Place au jeu
Éditorial

Place au jeu

Mais où est donc passé Winnicott ? Je le cherche en vain dans les débats de notre temps. La place est occupée par le « sérieux », la pensée opératoire, le souci de l’efficace, du temps gagné, du principe de précaution, le besoin de maîtrise, de prévisions fiables et garanties., dès les premiers temps de la vie jusqu’à son terme. La peur et la violence conjuguées qui animent cet état d’esprit se cachent sous les atours d’un désir explicite de bien faire qui parait sidérer les capacités critiques de nos contemporains. La peur de la surprise, des fantasmes, de la créativité, du nouveau, de l’autre, règne. L’action remplace la réflexion. Le verbe avoir remplace progressivement le verbe être, comme l’objectivité est érigée en idéal par rapport à la subjectivité dont il faudrait se méfier.

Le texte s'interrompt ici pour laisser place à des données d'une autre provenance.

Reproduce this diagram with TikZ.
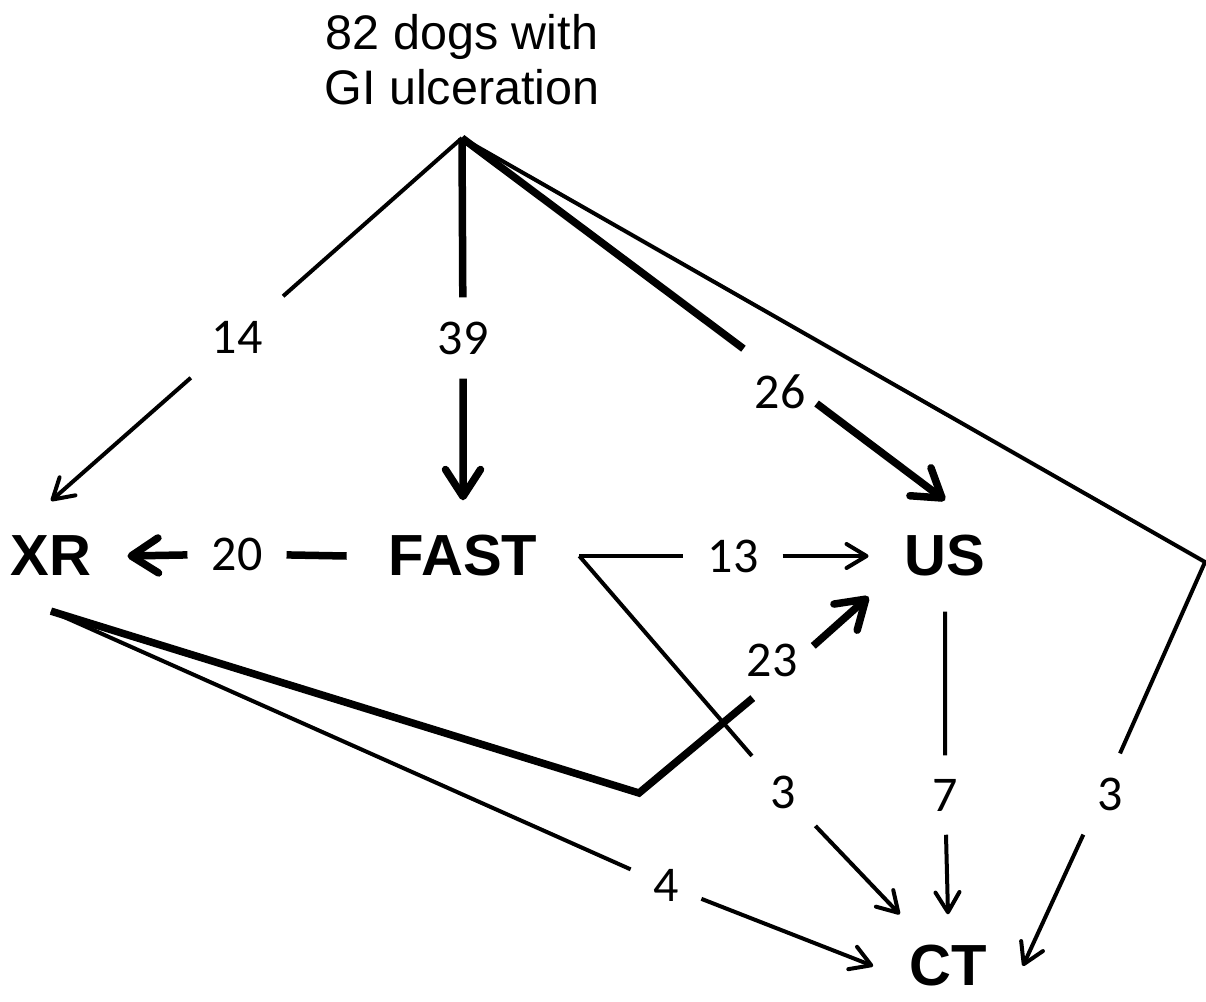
\documentclass[tikz,border=0pt]{standalone}
\usepackage{fontspec}
\setmainfont{Liberation Sans}
\newfontfamily\numfont{Carlito}
\usetikzlibrary{arrows.meta}
\begin{document}
\begin{tikzpicture}[x=1pt,y=-1pt,
  box/.style={font=\fontsize{58}{58}\selectfont\bfseries, inner xsep=36pt, inner ysep=35pt},
  lab/.style={font=\numfont\fontsize{50}{50}\selectfont, inner sep=#1},
  lab/.default=24pt,
  thinline/.style={line width=4pt, -{Straight Barb[round,length=20pt,width=24pt]}},
  thickline/.style={line width=7.5pt, -{Straight Barb[round,length=27pt,width=35pt]}},
]
\useasboundingbox[fill=white] (0,0) rectangle (1206,1001);

% main nodes
\node[font=\fontsize{48.5}{55}\selectfont, align=center, inner xsep=0pt, inner ysep=33pt,
      text depth=0pt, anchor=south] (top) at (462,138) {82 dogs with\\GI ulceration};
\node[box] (XR) at (51,556) {XR};
\node[box, inner xsep=42pt] (FAST) at (463,556) {FAST};
\node[box] (US) at (945,556) {US};
\node[box, inner ysep=31pt] (CT) at (948,966) {CT};

% corner points
\coordinate (cR) at (1205,562);
\coordinate (cB) at (639,793);

% count labels
\node[lab=24.5pt] (l14) at (237,337) {14};
\node[lab=24pt] (l39) at (463,338) {39};
\node[lab=11pt] (l26) at (780,376) {\raisebox{-16pt}[\height][\depth]{26}};
\node[lab=24pt] (l20) at (237,554) {20};
\node[lab=24pt] (l13) at (733,556) {13};
\node[lab=9.5pt] (l23) at (784,672) {\raisebox{11.5pt}[\height][\depth]{\hspace*{-12pt}23\hspace*{12pt}}};
\node[lab=19.5pt] (l3a) at (783,792) {3};
\node[lab=23.5pt] (l7) at (945,795) {7};
\node[lab=24pt] (l3b) at (1102,794) {\hspace*{8pt}3\hspace*{-8pt}};
\node[lab=22.5pt] (l4) at (666,885) {4};

% connectors
\draw[thinline]  (top.south) -- (l14) -- (XR.north);
\draw[thickline] (top.south) -- (l39) -- (FAST.north);
\draw[thickline] (top.south) -- (l26) -- (US.north);
\draw[thinline]  (top.south) -- (cR) -- (l3b) -- (CT.east);
\draw[thickline] (FAST.west) -- (l20) -- (XR.east);
\draw[thinline]  (FAST.east) -- (l13) -- (US.west);
\draw[thinline]  (FAST.east) -- (l3a) -- (CT.133);
\draw[thinline]  (US.south) -- (l7) -- (CT.north);
\draw[thickline] (XR.south) -- (cB) -- (l23) -- (US.208);
\draw[thinline]  (XR.south) -- (l4) -- (CT.west);
\end{tikzpicture}
\end{document}
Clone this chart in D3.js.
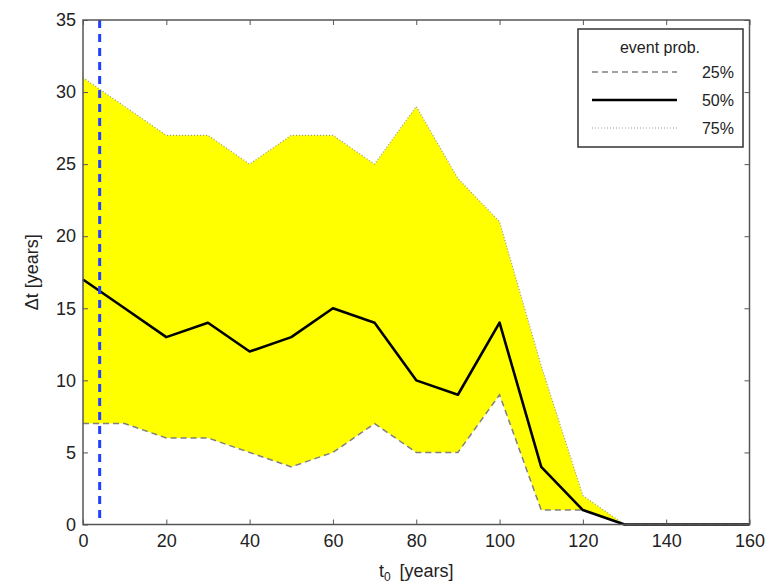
<!DOCTYPE html>
<html>
<head>
<meta charset="utf-8">
<script src="https://cdn.jsdelivr.net/npm/d3@7"></script>
<style>
  html, body { margin: 0; padding: 0; background: #fff; }
  svg { display: block; font-family: "Liberation Sans", Arial, sans-serif; }
</style>
</head>
<body>
<svg id="chart" width="780" height="586"></svg>
<script>
// Start times t0 [years]
const t0 = [0, 10, 20, 30, 40, 50, 60, 70, 80, 90, 100, 110, 120, 130, 140, 150, 160];
// Waiting time Δt [years] for each event probability
const p25 = [7, 7, 6, 6, 5, 4, 5, 7, 5, 5, 9, 1, 1, 0, 0, 0, 0];
const p50 = [17, 15, 13, 14, 12, 13, 15, 14, 10, 9, 14, 4, 1, 0, 0, 0, 0];
const p75 = [31, 29, 27, 27, 25, 27, 27, 25, 29, 24, 21, 11, 2, 0, 0, 0, 0];
// Reference start time marker
const markerT0 = 4;
// Axis ticks
const xTicks = [0, 20, 40, 60, 80, 100, 120, 140, 160];
const yTicks = [0, 5, 10, 15, 20, 25, 30, 35];
// Legend entries
const legendTitle = "event prob.";
const legendLabels = ["25%", "50%", "75%"];

const svg = d3.select("#chart");
const margin = { left: 83, right: 30.5, top: 20, bottom: 61.5 };
const W = 780, H = 586;
const x = d3.scaleLinear().domain([0, 160]).range([margin.left, W - margin.right]);
const y = d3.scaleLinear().domain([0, 35]).range([H - margin.bottom, margin.top]);

const rows = t0.map((t, i) => ({ t, lo: p25[i], mid: p50[i], hi: p75[i] }));

// Band between the 25% and 75% curves
svg.append("path")
  .datum(rows)
  .attr("fill", "#ffff00")
  .attr("d", d3.area().x(d => x(d.t)).y0(d => y(d.lo)).y1(d => y(d.hi)));

const line = key => d3.line().x(d => x(d.t)).y(d => y(d[key]));

svg.append("path").datum(rows)
  .attr("fill", "none").attr("stroke", "#808080").attr("stroke-width", 1.5)
  .attr("stroke-dasharray", "6,4")
  .attr("d", line("lo"));

svg.append("path").datum(rows)
  .attr("fill", "none").attr("stroke", "#999").attr("stroke-width", 1.2)
  .attr("stroke-dasharray", "1,2")
  .attr("d", line("hi"));

svg.append("path").datum(rows)
  .attr("fill", "none").attr("stroke", "#000").attr("stroke-width", 2.6)
  .attr("stroke-linejoin", "round")
  .attr("d", line("mid"));

// Vertical marker
svg.append("line")
  .attr("x1", x(markerT0)).attr("x2", x(markerT0))
  .attr("y1", y(35)).attr("y2", y(0))
  .attr("stroke", "#2040ff").attr("stroke-width", 3)
  .attr("stroke-dasharray", "8,6");

// Axes with inward ticks on all four sides
const axisColor = "#555";
const tickLen = 5;
const styleAxis = g => {
  g.select(".domain").remove();
  g.selectAll(".tick line").attr("stroke", axisColor).attr("stroke-width", 1);
  g.selectAll(".tick text").attr("fill", "#222").attr("font-size", 18)
    .attr("font-family", "Liberation Sans, Arial, sans-serif");
};

svg.append("g").attr("transform", `translate(0,${y(0)})`)
  .call(d3.axisBottom(x).tickValues(xTicks).tickSize(-tickLen).tickPadding(10))
  .call(styleAxis);
svg.append("g").attr("transform", `translate(0,${y(35)})`)
  .call(d3.axisTop(x).tickValues(xTicks).tickSize(-tickLen).tickFormat(""))
  .call(styleAxis);
svg.append("g").attr("transform", `translate(${x(0)},0)`)
  .call(d3.axisLeft(y).tickValues(yTicks).tickSize(-tickLen).tickPadding(7))
  .call(styleAxis);
svg.append("g").attr("transform", `translate(${x(160)},0)`)
  .call(d3.axisRight(y).tickValues(yTicks).tickSize(-tickLen).tickFormat(""))
  .call(styleAxis);

// Frame
svg.append("rect")
  .attr("x", x(0)).attr("y", y(35))
  .attr("width", x(160) - x(0)).attr("height", y(0) - y(35))
  .attr("fill", "none").attr("stroke", axisColor).attr("stroke-width", 1.5);

// Axis labels
const xl = svg.append("text")
  .attr("x", (x(0) + x(160)) / 2).attr("y", 577)
  .attr("text-anchor", "middle").attr("font-size", 18).attr("fill", "#222");
xl.append("tspan").text("t");
xl.append("tspan").text("0").attr("font-size", 12).attr("dy", 4);
xl.append("tspan").text("\u2009 [years]").attr("dy", -4);

svg.append("text")
  .attr("transform", `translate(38,${(y(0) + y(35)) / 2}) rotate(-90)`)
  .attr("text-anchor", "middle").attr("font-size", 18).attr("fill", "#222")
  .text("\u0394t [years]");

// Legend
const lg = svg.append("g");
lg.append("rect")
  .attr("x", 578).attr("y", 29).attr("width", 165).attr("height", 118)
  .attr("fill", "#fff").attr("stroke", "#333").attr("stroke-width", 1.5);
lg.append("text").attr("x", 660).attr("y", 53)
  .attr("text-anchor", "middle").attr("font-size", 16).attr("fill", "#222")
  .text(legendTitle);
const legendStyles = [
  { stroke: "#808080", width: 1.5, dash: "6,4" },
  { stroke: "#000", width: 2.6, dash: null },
  { stroke: "#999", width: 1.2, dash: "1,2" }
];
legendLabels.forEach((lab, i) => {
  const yy = 72 + i * 28;
  const s = legendStyles[i];
  lg.append("line").attr("x1", 592).attr("x2", 677).attr("y1", yy).attr("y2", yy)
    .attr("stroke", s.stroke).attr("stroke-width", s.width)
    .attr("stroke-dasharray", s.dash);
  lg.append("text").attr("x", 734).attr("y", yy + 6)
    .attr("text-anchor", "end").attr("font-size", 16).attr("fill", "#222")
    .text(lab);
});
</script>
</body>
</html>
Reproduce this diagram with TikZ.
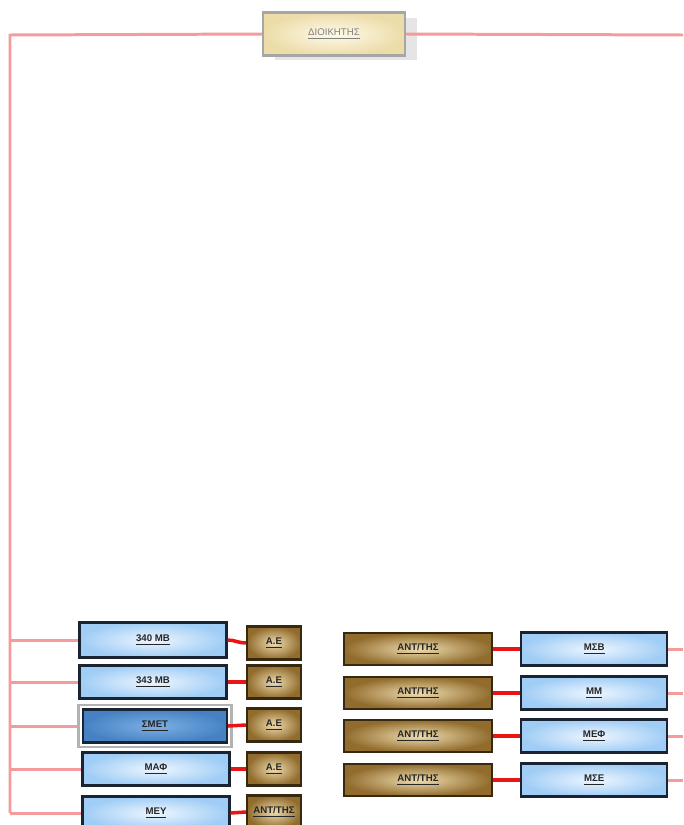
\documentclass[tikz,border=0pt]{standalone}
\usepackage{fontspec}
\setmainfont{Liberation Sans}
\usepackage{tikz}
\usetikzlibrary{positioning, fit, shadows}
\definecolor{linkpink}{RGB}{245, 155, 155}
\definecolor{linkred}{RGB}{235, 20, 20}
\definecolor{bluein}{RGB}{238, 246, 255}
\definecolor{blueout}{RGB}{160, 205, 245}
\definecolor{smetin}{RGB}{125, 175, 228}
\definecolor{smetout}{RGB}{70, 130, 195}
\definecolor{brownin}{RGB}{238, 220, 175}
\definecolor{brownout}{RGB}{145, 108, 45}
\definecolor{beigein}{RGB}{255, 251, 235}
\definecolor{beigeout}{RGB}{236, 220, 168}
\definecolor{navyframe}{RGB}{25, 35, 50}
\definecolor{brownframe}{RGB}{55, 40, 15}
\tikzset{
    chiefbox/.style = {rectangle, draw=gray!70, line width=1.2pt, inner color=beigein, outer color=beigeout, minimum width=2.84cm, minimum height=0.86cm, text=gray, font=\fontsize{5.5}{6.5}\selectfont, drop shadow={shadow xshift=0.24cm, shadow yshift=-0.1cm, fill=gray!20, opacity=1}},
    unitbox/.style = {rectangle, draw=navyframe, line width=1.2pt, inner color=bluein, outer color=blueout, text=black!85, minimum width=2.94cm, minimum height=0.66cm, font=\fontsize{5.5}{6.5}\selectfont\bfseries},
    darkunit/.style = {inner color=smetin, outer color=smetout, minimum width=2.88cm},
    selframe/.style = {rectangle, draw=gray!60, line width=1.6pt, inner sep=0.07cm},
    smallbox/.style = {rectangle, draw=brownframe, line width=1.3pt, inner color=brownin, outer color=brownout, text=black!85, minimum width=1.08cm, minimum height=0.66cm, inner sep=1pt, font=\fontsize{5.5}{6.5}\selectfont\bfseries},
    deputybox/.style = {smallbox, minimum width=2.96cm, minimum height=0.64cm},
    trunk/.style = {draw=linkpink, line width=1.7pt},
    redlink/.style = {draw=linkred, line width=2pt}
}
\begin{document}
\begin{tikzpicture}[x=0.02cm, y=-0.02cm]
\useasboundingbox (0,0) rectangle (683,825);

\node (chief) [chiefbox] at (334,34) {\underline{ΔΙΟΙΚΗΤΗΣ}};
\coordinate (top) at (10,35);
\coordinate (topright) at (683,35);

% left column
\node (mb340) [unitbox, minimum height=0.7cm] at (153,640) {\underline{340 ΜΒ}};
\node (mb343) [unitbox] at (153,682) {\underline{343 ΜΒ}};
\node (smet) [unitbox, darkunit] at (155,726) {\underline{ΣΜΕΤ}};
\node (smetframe) [selframe, fit=(smet)] {};
\node (maf) [unitbox] at (156,769) {\underline{ΜΑΦ}};
\node (mey) [unitbox] at (156,813) {\underline{ΜΕΥ}};

\node (ae1) [smallbox] at (274,643) {\underline{Α.Ε}};
\node (ae2) [smallbox] at (274,682) {\underline{Α.Ε}};
\node (ae3) [smallbox] at (274,725) {\underline{Α.Ε}};
\node (ae4) [smallbox] at (274,769) {\underline{Α.Ε}};
\node (ant5) [smallbox] at (274,812) {\underline{ΑΝΤ/ΤΗΣ}};

% right column
\node (ant1) [deputybox] at (418,649) {\underline{ΑΝΤ/ΤΗΣ}};
\node (ant2) [deputybox] at (418,693) {\underline{ΑΝΤ/ΤΗΣ}};
\node (ant3) [deputybox] at (418,736) {\underline{ΑΝΤ/ΤΗΣ}};
\node (ant4) [deputybox] at (418,780) {\underline{ΑΝΤ/ΤΗΣ}};
\node (msb) [unitbox, minimum width=2.92cm, right=0.54cm of ant1] {\underline{ΜΣΒ}};
\node (mm) [unitbox, minimum width=2.92cm, right=0.54cm of ant2] {\underline{ΜΜ}};
\node (mef) [unitbox, minimum width=2.92cm, right=0.54cm of ant3] {\underline{ΜΕΦ}};
\node (mse) [unitbox, minimum width=2.92cm, right=0.54cm of ant4] {\underline{ΜΣΕ}};

\draw [trunk] (chief.west) -- (top) -- (top |- mey.west);
\draw [trunk] (chief.east) -- (topright);
\foreach \n in {mb340, mb343, smetframe, maf, mey}
    \draw [trunk] (top |- \n.west) -- (\n.west);
\draw [redlink] (mb340.east) to[out=0, in=180] (ae1.west);
\foreach \a/\b in {mb343/ae2, smet/ae3, maf/ae4, mey/ant5, ant1/msb, ant2/mm, ant3/mef, ant4/mse}
    \draw [redlink] (\a.east) -- (\b.west);
\foreach \n in {msb, mm, mef, mse}
    \draw [trunk] (\n.east) -- (\n.east -| topright);
\end{tikzpicture}
\end{document}
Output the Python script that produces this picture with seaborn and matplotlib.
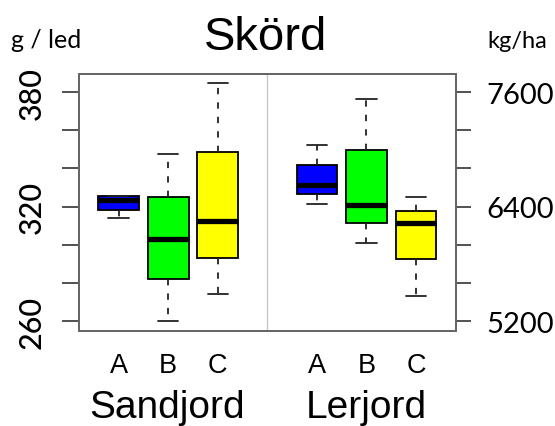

Les effets en sont à présent visibles dans les cours de récréation, comme dans les institutions de soins -pour ne citer qu’elles- où prévalent les règlements de comptes et la comptabilité. Les professionnels des soins sont sommés de produire toujours plus de procédures, protocoles, comptes-rendus et se voient en même temps reprocher de ne pas « produire » suffisamment d’ « actes de soins » !

Alors, redevenons les avocats du jeu ; ne confondons pas les jouets (y compris les plus modernes) avec le verbe jouer, recréons des espaces intermédiaires, perdons du temps avec les autres pour en gagner, faisons l’éloge de la rêverie, de l’ennui et de la ré-création ; accréditons et certifions que l’humain y gagnera à court, moyen et long terme. Redonnons ses quartiers de noblesse à la recherche, la curiosité, la poésie. Ne soyons pas là où on nous attend. Retrouvons le plaisir d’être dé-concertés. Place au jeu ! C’est une affaire sérieuse.